There are some other tantalizing possibilities. Like Mendes, Kenneth Branagh has a background in theater and a built-in cult of personality, but his work on Thor shows that he’s willing to do franchise work. (Unfortunately, Branagh is currently directing and starring in Jack Ryan, which is basically a Bond movie by any other name.) Paul Greengrass influenced the Bond franchise’s mid-decade reboot with his work on the Bourne movies; it might seem crazy that he’d make another movie about a spy with the initials “JB,” but hey, we all thought it was crazy that J.J. Abrams would reboot another franchise with the word “Star” in it.

Thinking a bit further outside the box — and away from the British isles — Alfonso Cuaron is finally going to release his long-in-the-works sci-fi film Gravity this year. It’s been just about a decade since he raised the game of that other British blockbuster franchise — maybe he’ll be looking for a palate-cleansing big-money blockbuster. Then again, maybe the Bond producers will take a different page from Harry Potter. For its fifth film, the boy-wizard franchise picked a then-unknown BBC director named David Yates to make the film, and Yates stuck with the franchise forever after. Maybe Yates is a possibility…or maybe the Bond producers want to find their own David Yates. In which case don’t be totally shocked if you hear the name Paul McGuigan, who made a few meh features (Push, Lucky Number Slevin) but is also responsible for many of the eyepopping episodes of Sherlock. (Maybe they’ll bring Steven Moffatt along as a co-writer? With Jessica Brown-Findlay as the Bond girl and Benedict Cumberbatch as the villain? An anglophile can dream, can’t he?) And while we’re talking journeyman filmmakers, why not throw in Martin Campbell, the defining Bond director of the modern era thanks to his reboot Goldeneye and his re-reboot Casino Royale. (Sure, Green Lantern wasn’t good, but that Last Resort pilot was awesome.)

Then again, maybe the producers will look for a slightly younger helmer. Quick, Young British Directors Speed Round! Duncan Jones and Gareth Edwards are both attached to other projects (World of Warcraft and Godzilla, respectively) but contracts can be rewritten. Steve McQueen seems too arty by half, but his star is rising with the upcoming historical film 12 Years a Slave. Geek auteur (and EW aficionado) Edgar Wright and The Raid director Gareth Evans have extremely distinctive non-Bond styles, but they’re both genre favorites who’ve proven that then can make fine action movies.

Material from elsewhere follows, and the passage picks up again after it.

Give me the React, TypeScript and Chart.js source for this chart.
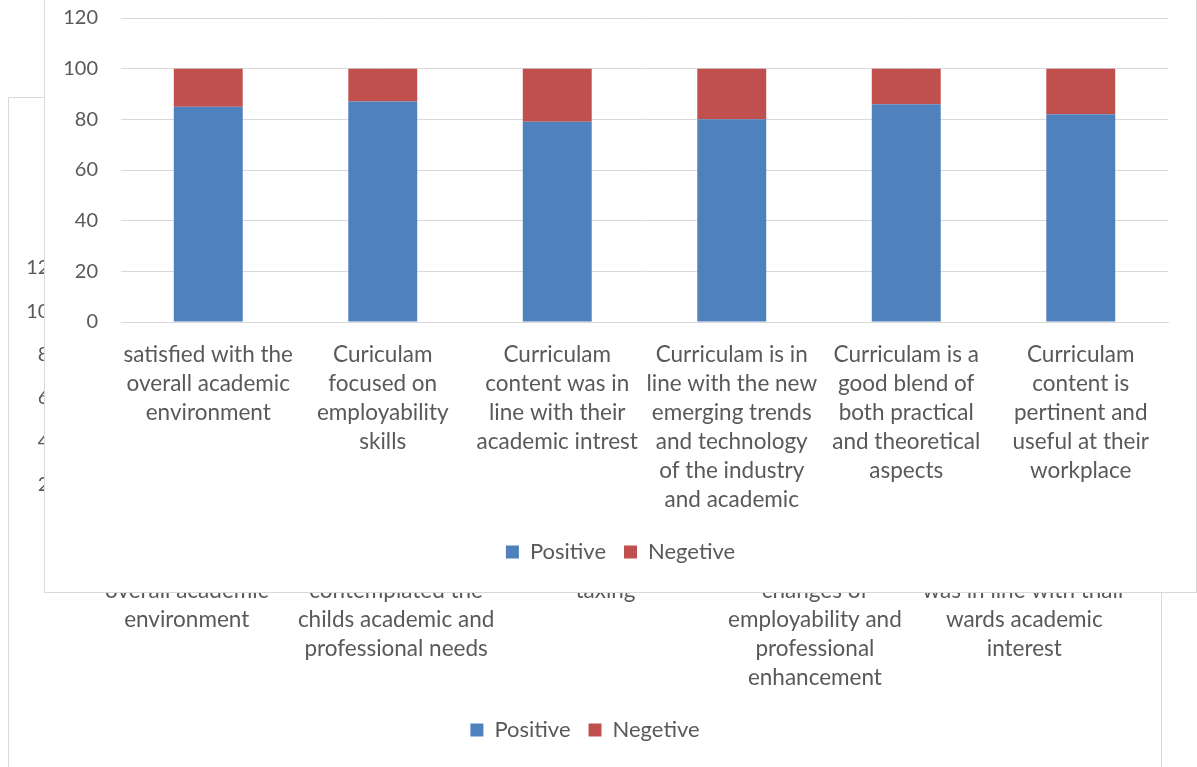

And then there’s Joe Wright, who practically seems like a younger version of Mendes. Like Mendes, Wright has directed a Best Picture nominee (Atonement) but has also shown he can do decent action scenes (Hanna). Like Mendes, Wright makes movies that emphasize gorgeous imagery. (In this metaphor, Roger Deakins = Seamus McGarvey.) Like Mendes pre-Skyfall, Wright is coming off a noble-failure experiment (Away We Go = Anna Karenina) and could be open to a surefire hit.

But let’s dream big, shall we? In the last few years, the natural suggestion for every “Who should direct [insert blockbuster film]?” has become Christopher Nolan, who did a rescue job on the Batman franchise with Batman Begins and then turned The Dark Knight into the defining film of the whole superhero era. Here’s the thing: For once, Nolan isn’t that crazy of a possibility. He loves James Bond movies. He turned Inception into half a Bond movie. He told Empire last year that he still wants to make a Bond movie — that he’s even met with the producers.”It would have to be the right situation and the right time in their cycle of things,” he said at the time. Well, Nolan isn’t directing a movie. The Bond producers need someone to direct their movie. The situation doesn’t seem wrong, anyhow.

While we’re dreaming: Maybe, after half a century, it’s time for a Bond movie to be directed by a woman? Maybe Kathryn Bigelow could bring Bond back to earth and make a 007 movie set in something that roughly resembles the actual geopolitical realities of the moment? Or maybe Daniel Craig could work his magic and get his Girl With a Dragon Tattoo director David Fincher onboard? Maybe the Bond producers will finally make poor Steven Spielberg‘s dreams come true? (Munich is basically a dark-as-a-black-hole Bond movie. And hasn’t Tony Kushner finally paid his dues enough to work on a James Bond film?) Heck, why not get Quentin Tarantino to make the movie, and convince the previous five James Bonds to return for cameos that elaborately interweave through the Bond mythology, and then maybe Tarantino can secretly make the movie about Women’s Liberation?

Your turn, fellow Bond aficionados. Who do you want to make the next 007 film? Nicolas Winding Refn? (Only if Gosling plays the villain.) Ang Lee? (What can’t he do?) Tom Hooper? (No.) Somebody else named Gareth? Maybe Roger Deakins can just film a two hour visual poem of Daniel Craig shooting people while Adele sings in the background?